The pink haired girl turned abruptly on her heel and left the room only to return moments later with a tray heavy with food. I was almost ashamed at the way I began to salivate and my stomach rumbled loudly. The old man merely maintained his smile and waited.
Elspeth placed the tray carefully on the table before stepping back and to the side but not before she pulled out the other chair. The old man seated himself carefully in it, adjusting the waistcoat and then the jacket of his suit, b
efore folding his hands in his lap as he inclined his head towards the tray.
“Please, eat.”
Behind him, Isaac lifted his shoulders in a shrug as if to show that he had no idea what was going on and, strangely enough, I believed that he didn’t. He seemed as surprised as I was. I pulled the chair across the floor and dropped into it rather ungracefully.
I stared down at the food. Apples, pears, apricots, sliced tomato, lettuce, beetroot, sausage, mashed potatoes and corn. Beside the plate piled high with food was a tall plastic bottle of orange juice. No cutlery though which was a wise choice.
“It is perfectly safe,” the old man said as he lifted a piece of sliced apple and placed it between his lips.
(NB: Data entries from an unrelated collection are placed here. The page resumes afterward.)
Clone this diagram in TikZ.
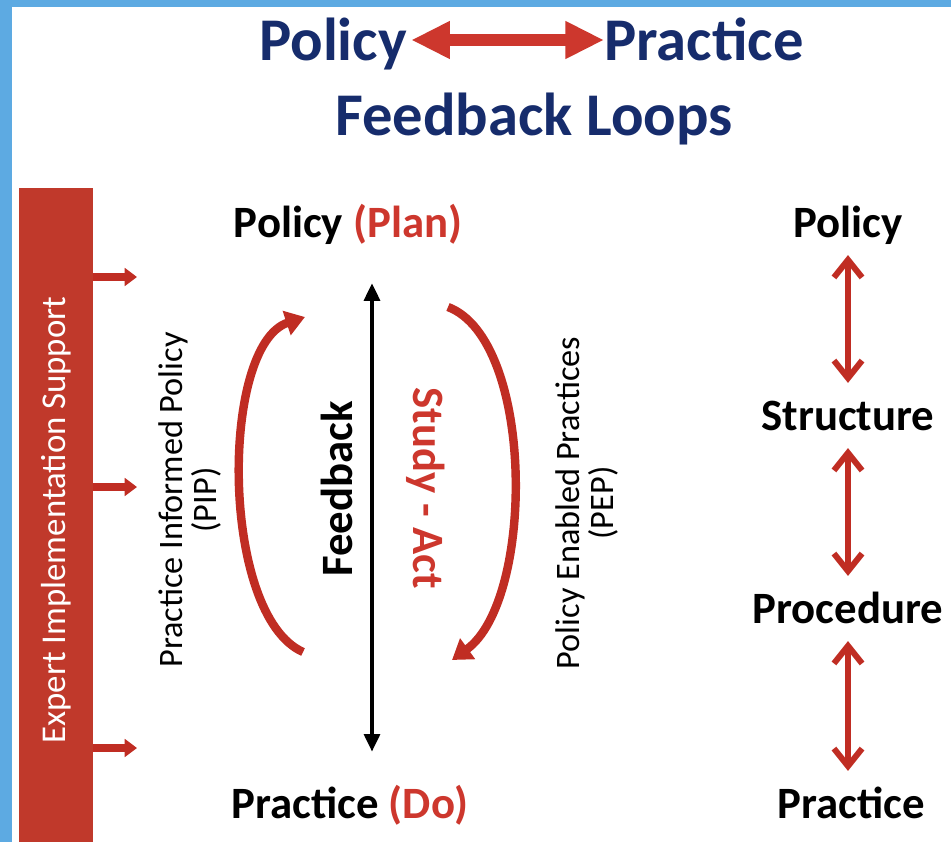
\documentclass[tikz,border=0pt]{standalone}
\usepackage{fontspec}
\setmainfont{Carlito}
\usetikzlibrary{arrows.meta,calc}

\definecolor{frameblue}{RGB}{93,170,226}
\definecolor{titleblue}{RGB}{22,44,108}
\definecolor{planred}{RGB}{205,55,45}
\definecolor{barred}{RGB}{192,57,43}
\definecolor{arcred}{RGB}{192,45,35}

\begin{document}
\begin{tikzpicture}[x=0.02cm, y=0.02cm,
    headtext/.style={font=\fontsize{34.5}{40}\selectfont\bfseries, text=titleblue, inner sep=0pt},
    mainword/.style={font=\fontsize{25.5}{30}\selectfont\bfseries, inner sep=0pt, text height=17.6pt, text depth=5.1pt},
    sidenote/.style={font=\fontsize{19.5}{19.5}\selectfont, align=center, rotate=90, inner sep=0pt},
    fatarrow/.style={draw=planred, line width=7pt, {Triangle[length=22pt,width=20pt]}-{Triangle[length=22pt,width=20pt]}},
    tickarrow/.style={draw=arcred, line width=4pt, -{Triangle[length=7pt,width=10pt]}},
    looparrow/.style={draw=arcred, line width=4.8pt, -{Triangle[length=11pt,width=14pt]}},
    fbarrow/.style={draw=black, line width=2.1pt, {Triangle[length=10pt,width=9pt]}-{Triangle[length=10pt,width=9pt]}},
    linkarrow/.style={draw=arcred, line width=3.4pt, {Straight Barb[length=10pt,width=16pt]}-{Straight Barb[length=10pt,width=16pt]}, shorten <=5pt, shorten >=9pt}]

    \useasboundingbox (0,0) rectangle (951,-842);
    \fill[frameblue] (0,0) rectangle (951,-842);
    \fill[white] (12,-7) rectangle (951,-842);

    % title
    \node[headtext, anchor=base] (tpol) at (333,-60) {Policy};
    \node[headtext, anchor=base] (tprac) at (704,-60) {Practice};
    \node[headtext, anchor=base] (tloops) at (534,-135) {Feedback Loops};
    \coordinate (tmid) at (510,-40);
    \draw[fatarrow] ($(tpol.east |- tmid)+(4,0)$) -- (tprac.west |- tmid);

    % support bar
    \node[fill=barred, minimum width=1.48cm, minimum height=13.1cm, inner sep=0pt] (eis) at (56,-515) {};
    \node[rotate=90, text=white, font=\fontsize{19.8}{20}\selectfont, inner sep=0pt] (eislab) at (56,-520) {Expert Implementation Support};
    \coordinate (a1) at (137,-277);
    \coordinate (a2) at (137,-487);
    \coordinate (a3) at (137,-748);
    \foreach \a in {a1,a2,a3}
        \draw[tickarrow] (eis.east |- \a) -- (\a);

    % loop
    \node[mainword, anchor=base] (pplan) at (348,-237) {Policy \textcolor{planred}{(Plan)}};
    \node[mainword, anchor=base] (pdo) at (350,-818) {Practice \textcolor{planred}{(Do)}};
    \coordinate (fbx) at (372,0);
    \draw[fbarrow, shorten <=21pt, shorten >=20pt] (pplan.south -| fbx) -- (pdo.north -| fbx);
    \node[mainword, rotate=90, text depth=0pt] (fb) at (337,-489) {Feedback};
    \node[mainword, rotate=-90, text=planred] (sa) at (424,-488) {Study - Act};

    \draw[looparrow] (303,-652) .. controls (220,-615) and (220,-345) .. (305,-317);
    \draw[looparrow] (448,-307) .. controls (535,-340) and (535,-600) .. (452,-660);

    \node[sidenote] (pip) at (190,-500) {Practice Informed Policy\\(PIP)};
    \node[sidenote] (pep) at (587,-503) {Policy Enabled Practices\\(PEP)};

    % levels
    \node[mainword, anchor=base] (rpol) at (848,-237) {Policy};
    \node[mainword, anchor=base] (rstr) at (848,-430) {Structure};
    \node[mainword, anchor=base] (rproc) at (848,-623) {Procedure};
    \node[mainword, anchor=base] (rprac) at (851,-818) {Practice};
    \draw[linkarrow] (rpol) -- (rstr);
    \draw[linkarrow] (rstr) -- (rproc);
    \draw[linkarrow] (rproc.south) -- (rprac.north -| rproc.south);
\end{tikzpicture}
\end{document}
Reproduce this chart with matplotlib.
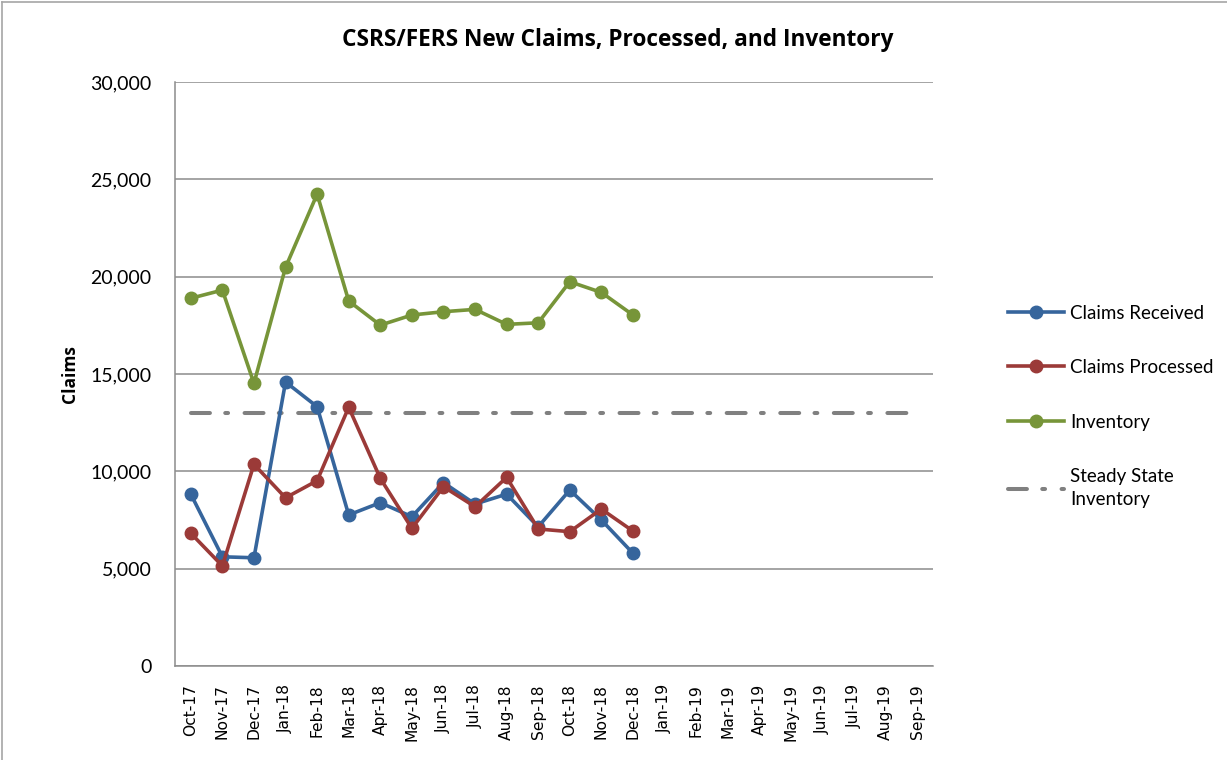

He bit through it and chewed slowly as I watched, not bothering to hide my suspicion. When he didn’t keel over and possibly because I was half starved and past the point of caring whether it was some trick to drug me, I began to eat.
Slowly at first, savouring the taste and doing the best I could to not overwhelm my starving body. I had no desire to lose what little dignity I might retain by wolfing down the food and immediately vomiting it back up.
“It would seem that we no longer need the answer to our question,” the old man said and I glanced up at him in surprise.
“Oh? So, this is a last supper then? My final meal before you dispose of me. Seems surprising that you’d bother.”
“No need to be snide, young man. We have a proposition for you.”
Well, that was an interesting turn of events and I had to admire the man's gall. After all, he had just had his people torture me for a week.
“First answer my question,” I said with a grin for the pink haired girl.
“Ask away.”
“Why do you no longer need to know about the people back at the island?”
“Because they are about to all die anyway. A quite considerable number of the undead have overcome their dislike of the water and are making their way across to the island as we speak.”
“Bloody Reaper,” I said as I shook my head. “That’s the only reason any of them would go near the water.”